İşte şimdi burası bir tutsaklık yeri değil midir? Cehennem değil midir?
TATLI İŞKENCE
En sevdiğiniz tatlıyı yiyorsunuz. Bir kaşık aldığınızda vücudunuzda serotonin artışı olur. İki kaşıkta tatmin olma duygusu sarar. Üçüncü kaşık, ilki kadar lezzetli değildir. Ya bir tepsiyi, iki tepsiyi zorla yedirirsek? Hala tatlı gelecek mi?
Hatta sonunda diyabet ya da çatlayarak ölüm yok mu? Tatlı, işkenceye dönüşmedi mi?
Bir şeyi güzel, anlamlı kılan nedir?
Onun değerini oluşturan nedir? Ekonomiye göre kıtlığıdır. Az olan değerlidir.
Sınırlılık olgusu, kıymeti yaratan, tadı yaratan, keyfi yaratan yegane şeydir.
Bolca bulunanın kıymeti bilinmez.
Bitimsiz olan, ölçülemez. Ölçülemeyenin değeri nasıl bilinecek? Başı olan şeylerin bitimi olmak zorunda.

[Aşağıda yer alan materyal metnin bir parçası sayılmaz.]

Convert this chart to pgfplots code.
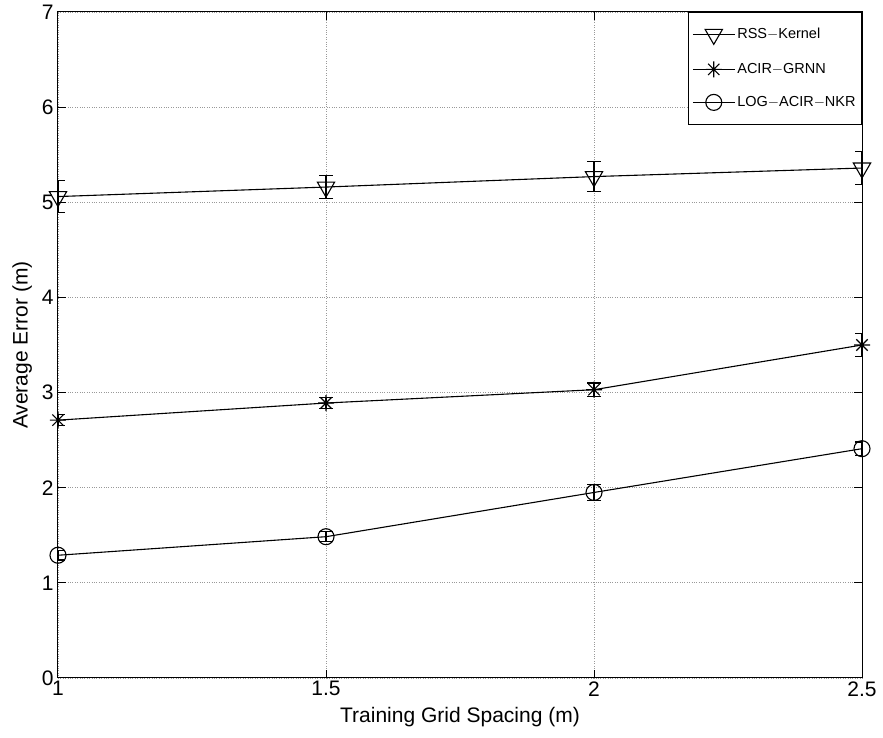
\documentclass[border=0pt]{standalone}
\usepackage{pgfplots}
\pgfplotsset{compat=1.18}
\usepackage{fontspec}
\setmainfont{Liberation Sans}
\pgfdeclareplotmark{mstar}{%
  \pgfpathmoveto{\pgfqpoint{-\pgfplotmarksize}{0pt}}\pgfpathlineto{\pgfqpoint{\pgfplotmarksize}{0pt}}%
  \pgfpathmoveto{\pgfqpoint{0pt}{-\pgfplotmarksize}}\pgfpathlineto{\pgfqpoint{0pt}{\pgfplotmarksize}}%
  \pgfpathmoveto{\pgfqpoint{-0.707\pgfplotmarksize}{-0.707\pgfplotmarksize}}\pgfpathlineto{\pgfqpoint{0.707\pgfplotmarksize}{0.707\pgfplotmarksize}}%
  \pgfpathmoveto{\pgfqpoint{-0.707\pgfplotmarksize}{0.707\pgfplotmarksize}}\pgfpathlineto{\pgfqpoint{0.707\pgfplotmarksize}{-0.707\pgfplotmarksize}}%
  \pgfusepathqstroke}
\begin{document}
\begin{tikzpicture}
\begin{axis}[
  name=ax,
  scale only axis,
  width=804pt, height=666pt,
  xmin=1, xmax=2.5, ymin=0, ymax=7,
  xtick={1,1.5,2,2.5}, ytick={0,1,...,7},
  /pgf/number format/assume math mode=true,
  tick label style={font=\fontsize{21}{24}\selectfont},
  yticklabel style={xshift=-1pt},
  label style={font=\fontsize{21}{24}\selectfont},
  xlabel={Training Grid Spacing (m)},
  ylabel={Average Error (m)},
  xlabel style={yshift=-4pt},
  ylabel style={yshift=3pt},
  grid=major,
  major grid style={dotted, gray!80, line width=0.8pt},
  tick align=inside, tick pos=both,
  major tick length=8pt,
  axis line style={line width=1pt},
  tick style={line width=1pt, black},
  legend style={at={(1,1)}, anchor=north east, font=\fontsize{14.5}{17}\selectfont,
    draw=black, line width=0.8pt, row sep=17pt, inner xsep=4pt, inner ysep=14pt},
  legend cell align=left,
  legend image code/.code={%
    \draw[mark repeat=2,mark phase=2] plot coordinates {(0pt,0pt) (21pt,0pt) (42pt,0pt)};},
  error bars/error bar style={line width=1.1pt},
  error bars/error mark options={rotate=90, mark size=7pt, line width=1.1pt},
]
\addplot[black, line width=1.1pt, mark=triangle, mark size=10pt, mark options={rotate=180, fill=white, line width=1.1pt},
  error bars/.cd, y dir=both, y explicit] coordinates {
  (1,5.06) +- (0,0.17)
  (1.5,5.16) +- (0,0.12)
  (2,5.27) +- (0,0.16)
  (2.5,5.36) +- (0,0.17)
};
\addlegendentry{RSS$-$Kernel}
\addplot[black, line width=1.1pt, mark=mstar, mark size=8pt, mark options={line width=1.1pt},
  error bars/.cd, y dir=both, y explicit] coordinates {
  (1,2.71) +- (0,0.06)
  (1.5,2.89) +- (0,0.06)
  (2,3.03) +- (0,0.07)
  (2.5,3.50) +- (0,0.12)
};
\addlegendentry{ACIR$-$GRNN}
\addplot[black, line width=1.1pt, mark=o, mark size=8pt, mark options={line width=1.1pt, fill=none},
  error bars/.cd, y dir=both, y explicit] coordinates {
  (1,1.29) +- (0,0.05)
  (1.5,1.485) +- (0,0.05)
  (2,1.95) +- (0,0.08)
  (2.5,2.41) +- (0,0.07)
};
\addlegendentry{LOG$-$ACIR$-$NKR}
\end{axis}
\path (ax.south west) ++(-58pt,-60pt) rectangle ([xshift=21pt,yshift=12pt]ax.north east);
\end{tikzpicture}
\end{document}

Sonu olan her şeyi kıymetli buluruz bundan.
BİTİŞ BAŞLANGICI DOĞURUR
Eğer terk edildiyseniz, içiniz çok acıyor, biliyorum. Her şey sonsuza kadar sürseydi, diyorsunuz. Ya sonsuza kadar sürseydi tadı aynı kalacak mıydı?
Bunun bir garantisi var m? Düşünün ki siz bir dizi kahramanısınız.
Bu sezon sona erdi ve esas oğlan/ esas kız diziden ayrıldı. İyi ama, siz hayatınızın dizisinin başrolündesiniz.
Önümüzdeki sezon yeni kahramanlarla bu diziye daha bir heyecan gelmeyeceğinden emin misiniz?
O nefret edilen ölüm, hayatın anlamlandırıcısıdır.
Ölümsüz bir hayatın zevki nerede? Heyecanı nerede? Karpuzu parçalamak, onu öldürmektir.
Oysa ki parçalanan karpuzun içinden yüzlerce çekirdek çıkar. Yani karpuzun ölümü, yüzlerce karpuzun doğumuna gebedir aslında. Nefret edilen her bitiş, içinde başlangıçları saklar. Bu yüzden iyi ki bitimler var. Hayat, devinimleri, dönüşümleri olmadan hayat mıdır?